Do this
The lines from the top of the material below through the line containing "700, 800, 900];" are to be printed exactly, with pictures omitted.

Material provided
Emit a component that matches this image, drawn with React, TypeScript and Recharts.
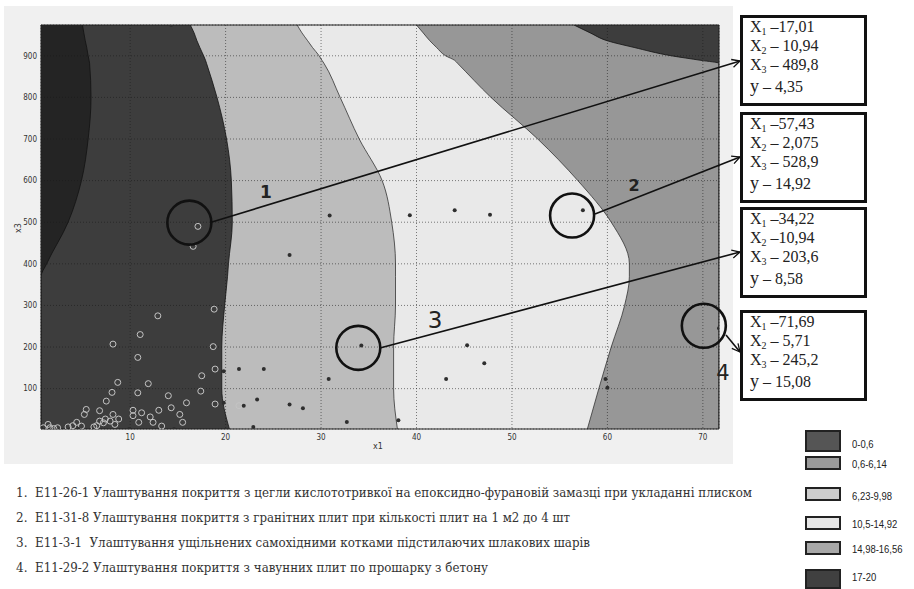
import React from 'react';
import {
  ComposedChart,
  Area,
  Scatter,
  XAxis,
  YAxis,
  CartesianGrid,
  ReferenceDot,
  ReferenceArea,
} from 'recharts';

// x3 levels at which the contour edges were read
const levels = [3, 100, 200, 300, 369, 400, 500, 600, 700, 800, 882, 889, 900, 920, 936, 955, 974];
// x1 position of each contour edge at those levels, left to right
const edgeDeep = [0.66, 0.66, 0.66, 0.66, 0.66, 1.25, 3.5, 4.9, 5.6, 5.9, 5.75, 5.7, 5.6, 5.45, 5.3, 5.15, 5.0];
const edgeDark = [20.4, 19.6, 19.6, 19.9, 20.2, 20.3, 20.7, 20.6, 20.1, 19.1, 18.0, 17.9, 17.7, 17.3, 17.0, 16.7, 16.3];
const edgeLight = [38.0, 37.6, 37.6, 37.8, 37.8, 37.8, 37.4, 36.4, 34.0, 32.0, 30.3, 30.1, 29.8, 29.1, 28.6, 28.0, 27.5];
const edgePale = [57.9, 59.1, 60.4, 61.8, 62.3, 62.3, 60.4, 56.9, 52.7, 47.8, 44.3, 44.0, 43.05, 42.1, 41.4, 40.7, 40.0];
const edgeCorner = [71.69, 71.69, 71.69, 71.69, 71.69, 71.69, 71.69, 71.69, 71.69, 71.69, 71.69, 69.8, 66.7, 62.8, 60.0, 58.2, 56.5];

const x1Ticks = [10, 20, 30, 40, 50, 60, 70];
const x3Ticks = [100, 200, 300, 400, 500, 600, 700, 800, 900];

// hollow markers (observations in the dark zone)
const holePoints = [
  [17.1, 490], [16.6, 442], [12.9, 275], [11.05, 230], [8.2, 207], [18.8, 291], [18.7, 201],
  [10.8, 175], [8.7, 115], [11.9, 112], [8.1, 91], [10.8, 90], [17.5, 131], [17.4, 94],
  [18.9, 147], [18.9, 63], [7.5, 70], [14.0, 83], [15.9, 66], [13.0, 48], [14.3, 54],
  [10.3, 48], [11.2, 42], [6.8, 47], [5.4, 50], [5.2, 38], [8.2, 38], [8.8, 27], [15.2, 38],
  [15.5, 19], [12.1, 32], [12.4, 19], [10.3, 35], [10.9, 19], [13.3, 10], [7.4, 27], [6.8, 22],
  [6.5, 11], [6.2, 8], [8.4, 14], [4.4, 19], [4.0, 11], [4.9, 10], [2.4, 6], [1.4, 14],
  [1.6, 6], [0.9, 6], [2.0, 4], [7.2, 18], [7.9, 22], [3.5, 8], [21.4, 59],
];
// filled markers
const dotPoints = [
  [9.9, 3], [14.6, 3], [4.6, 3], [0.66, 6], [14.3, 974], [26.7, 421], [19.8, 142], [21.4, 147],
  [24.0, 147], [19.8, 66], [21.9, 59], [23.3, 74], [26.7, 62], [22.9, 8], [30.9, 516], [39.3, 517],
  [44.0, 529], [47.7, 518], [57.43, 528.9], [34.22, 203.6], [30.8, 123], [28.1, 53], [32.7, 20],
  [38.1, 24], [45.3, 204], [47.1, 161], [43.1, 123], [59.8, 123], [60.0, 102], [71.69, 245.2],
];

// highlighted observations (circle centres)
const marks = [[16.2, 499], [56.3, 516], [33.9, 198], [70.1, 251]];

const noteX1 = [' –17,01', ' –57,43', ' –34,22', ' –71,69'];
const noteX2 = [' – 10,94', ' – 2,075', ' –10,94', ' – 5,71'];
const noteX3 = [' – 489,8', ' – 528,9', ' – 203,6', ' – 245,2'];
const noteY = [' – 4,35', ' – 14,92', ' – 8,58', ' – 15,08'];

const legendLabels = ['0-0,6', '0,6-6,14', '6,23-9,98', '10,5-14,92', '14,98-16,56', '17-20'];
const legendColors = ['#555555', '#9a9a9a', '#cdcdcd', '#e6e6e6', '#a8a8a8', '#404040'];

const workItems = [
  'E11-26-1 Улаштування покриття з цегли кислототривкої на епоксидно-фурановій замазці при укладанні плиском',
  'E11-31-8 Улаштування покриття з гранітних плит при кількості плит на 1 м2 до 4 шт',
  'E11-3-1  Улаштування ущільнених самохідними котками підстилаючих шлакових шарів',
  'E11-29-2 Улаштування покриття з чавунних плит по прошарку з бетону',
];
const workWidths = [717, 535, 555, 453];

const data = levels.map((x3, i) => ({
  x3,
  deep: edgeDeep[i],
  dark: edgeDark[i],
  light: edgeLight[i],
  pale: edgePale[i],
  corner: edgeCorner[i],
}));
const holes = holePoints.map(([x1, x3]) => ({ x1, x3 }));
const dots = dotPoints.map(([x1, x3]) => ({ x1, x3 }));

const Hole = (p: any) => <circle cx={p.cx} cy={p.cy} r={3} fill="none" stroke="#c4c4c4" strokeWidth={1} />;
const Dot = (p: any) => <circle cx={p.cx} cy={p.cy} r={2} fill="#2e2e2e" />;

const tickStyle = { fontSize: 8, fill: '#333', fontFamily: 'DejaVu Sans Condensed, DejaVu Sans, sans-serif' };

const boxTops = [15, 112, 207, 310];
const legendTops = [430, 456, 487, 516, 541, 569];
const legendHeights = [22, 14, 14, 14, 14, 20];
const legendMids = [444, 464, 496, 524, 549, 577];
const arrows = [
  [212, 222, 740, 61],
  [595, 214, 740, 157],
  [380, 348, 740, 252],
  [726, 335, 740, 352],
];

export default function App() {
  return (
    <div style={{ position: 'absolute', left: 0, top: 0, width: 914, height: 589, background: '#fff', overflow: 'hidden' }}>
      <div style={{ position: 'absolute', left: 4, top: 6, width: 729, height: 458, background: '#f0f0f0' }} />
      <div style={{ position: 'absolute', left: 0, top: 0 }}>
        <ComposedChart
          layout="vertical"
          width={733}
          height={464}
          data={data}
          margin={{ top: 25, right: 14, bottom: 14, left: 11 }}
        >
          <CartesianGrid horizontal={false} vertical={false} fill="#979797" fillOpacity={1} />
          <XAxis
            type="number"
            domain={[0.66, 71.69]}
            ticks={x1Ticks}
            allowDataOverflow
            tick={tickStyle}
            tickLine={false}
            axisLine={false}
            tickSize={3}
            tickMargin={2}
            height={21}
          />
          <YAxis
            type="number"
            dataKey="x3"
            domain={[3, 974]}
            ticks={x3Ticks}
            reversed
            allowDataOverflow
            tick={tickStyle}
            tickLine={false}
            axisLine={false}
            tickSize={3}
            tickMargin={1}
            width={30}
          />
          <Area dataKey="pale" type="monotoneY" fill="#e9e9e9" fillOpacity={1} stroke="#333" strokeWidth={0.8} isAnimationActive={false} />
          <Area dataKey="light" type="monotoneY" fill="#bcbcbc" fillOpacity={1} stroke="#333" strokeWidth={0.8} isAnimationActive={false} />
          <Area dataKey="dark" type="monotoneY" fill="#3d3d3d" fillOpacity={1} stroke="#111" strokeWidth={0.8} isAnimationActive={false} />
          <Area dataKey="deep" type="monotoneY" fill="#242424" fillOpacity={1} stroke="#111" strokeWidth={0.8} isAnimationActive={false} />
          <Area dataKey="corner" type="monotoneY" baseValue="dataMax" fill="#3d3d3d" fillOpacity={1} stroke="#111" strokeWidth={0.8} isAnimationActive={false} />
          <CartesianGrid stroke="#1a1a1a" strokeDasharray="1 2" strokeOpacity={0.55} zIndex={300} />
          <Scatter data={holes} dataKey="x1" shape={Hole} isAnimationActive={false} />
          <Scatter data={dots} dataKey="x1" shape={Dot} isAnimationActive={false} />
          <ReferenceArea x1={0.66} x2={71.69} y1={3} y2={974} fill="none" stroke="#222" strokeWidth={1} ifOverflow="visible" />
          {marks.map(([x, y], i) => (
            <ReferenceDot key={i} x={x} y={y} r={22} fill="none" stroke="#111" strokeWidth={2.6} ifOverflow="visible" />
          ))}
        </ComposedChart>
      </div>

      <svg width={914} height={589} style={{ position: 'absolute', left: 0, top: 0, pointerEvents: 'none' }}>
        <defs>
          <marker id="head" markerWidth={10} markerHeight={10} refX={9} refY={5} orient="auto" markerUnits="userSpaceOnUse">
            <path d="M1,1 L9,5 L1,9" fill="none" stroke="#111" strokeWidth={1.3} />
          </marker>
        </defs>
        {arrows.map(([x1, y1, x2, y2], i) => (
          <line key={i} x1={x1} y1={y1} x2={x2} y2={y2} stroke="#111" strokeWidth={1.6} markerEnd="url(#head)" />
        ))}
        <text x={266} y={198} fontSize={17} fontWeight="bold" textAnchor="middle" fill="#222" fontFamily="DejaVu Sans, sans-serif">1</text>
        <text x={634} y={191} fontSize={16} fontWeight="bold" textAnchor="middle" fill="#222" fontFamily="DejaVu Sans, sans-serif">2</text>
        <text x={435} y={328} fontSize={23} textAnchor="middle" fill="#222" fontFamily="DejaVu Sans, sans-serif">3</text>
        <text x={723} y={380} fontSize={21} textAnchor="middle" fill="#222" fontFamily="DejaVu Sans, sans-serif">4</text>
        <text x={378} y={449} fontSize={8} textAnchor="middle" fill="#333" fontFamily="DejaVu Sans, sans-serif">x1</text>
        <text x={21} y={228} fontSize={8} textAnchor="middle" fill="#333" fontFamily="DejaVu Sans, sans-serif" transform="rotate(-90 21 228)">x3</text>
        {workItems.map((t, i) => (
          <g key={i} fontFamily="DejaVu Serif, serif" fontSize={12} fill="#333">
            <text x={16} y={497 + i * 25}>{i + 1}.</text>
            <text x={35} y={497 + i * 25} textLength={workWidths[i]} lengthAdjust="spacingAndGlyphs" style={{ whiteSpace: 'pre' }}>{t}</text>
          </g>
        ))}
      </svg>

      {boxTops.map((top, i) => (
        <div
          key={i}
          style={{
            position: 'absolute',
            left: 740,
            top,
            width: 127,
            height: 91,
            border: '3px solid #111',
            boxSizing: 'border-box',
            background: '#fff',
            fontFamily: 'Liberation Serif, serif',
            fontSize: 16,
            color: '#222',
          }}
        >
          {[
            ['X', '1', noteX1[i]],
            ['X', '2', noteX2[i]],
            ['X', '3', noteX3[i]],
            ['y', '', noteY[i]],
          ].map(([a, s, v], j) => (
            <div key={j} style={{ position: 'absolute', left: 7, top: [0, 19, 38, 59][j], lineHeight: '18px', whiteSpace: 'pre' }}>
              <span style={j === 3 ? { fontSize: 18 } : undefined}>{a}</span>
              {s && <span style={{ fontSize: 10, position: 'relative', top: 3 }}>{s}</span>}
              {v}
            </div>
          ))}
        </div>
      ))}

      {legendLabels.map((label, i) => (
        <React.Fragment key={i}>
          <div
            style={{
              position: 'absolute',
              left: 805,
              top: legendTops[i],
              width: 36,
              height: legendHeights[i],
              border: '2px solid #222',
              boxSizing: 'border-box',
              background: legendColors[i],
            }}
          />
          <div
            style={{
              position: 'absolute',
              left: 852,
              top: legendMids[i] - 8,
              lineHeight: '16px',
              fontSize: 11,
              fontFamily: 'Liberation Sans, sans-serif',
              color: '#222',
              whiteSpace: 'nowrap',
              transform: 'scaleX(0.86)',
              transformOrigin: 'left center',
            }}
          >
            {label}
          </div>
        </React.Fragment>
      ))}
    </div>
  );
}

Written solution
Emit a component that matches this image, drawn with React, TypeScript and Recharts.
import React from 'react';
import {
  ComposedChart,
  Area,
  Scatter,
  XAxis,
  YAxis,
  CartesianGrid,
  ReferenceDot,
  ReferenceArea,
} from 'recharts';

// x3 levels at which the contour edges were read
const levels = [3, 100, 200, 300, 369, 400, 500, 600, 700, 800, 882, 889, 900, 920, 936, 955, 974];
// x1 position of each contour edge at those levels, left to right
const edgeDeep = [0.66, 0.66, 0.66, 0.66, 0.66, 1.25, 3.5, 4.9, 5.6, 5.9, 5.75, 5.7, 5.6, 5.45, 5.3, 5.15, 5.0];
const edgeDark = [20.4, 19.6, 19.6, 19.9, 20.2, 20.3, 20.7, 20.6, 20.1, 19.1, 18.0, 17.9, 17.7, 17.3, 17.0, 16.7, 16.3];
const edgeLight = [38.0, 37.6, 37.6, 37.8, 37.8, 37.8, 37.4, 36.4, 34.0, 32.0, 30.3, 30.1, 29.8, 29.1, 28.6, 28.0, 27.5];
const edgePale = [57.9, 59.1, 60.4, 61.8, 62.3, 62.3, 60.4, 56.9, 52.7, 47.8, 44.3, 44.0, 43.05, 42.1, 41.4, 40.7, 40.0];
const edgeCorner = [71.69, 71.69, 71.69, 71.69, 71.69, 71.69, 71.69, 71.69, 71.69, 71.69, 71.69, 69.8, 66.7, 62.8, 60.0, 58.2, 56.5];

const x1Ticks = [10, 20, 30, 40, 50, 60, 70];
const x3Ticks = [100, 200, 300, 400, 500, 600, 700, 800, 900];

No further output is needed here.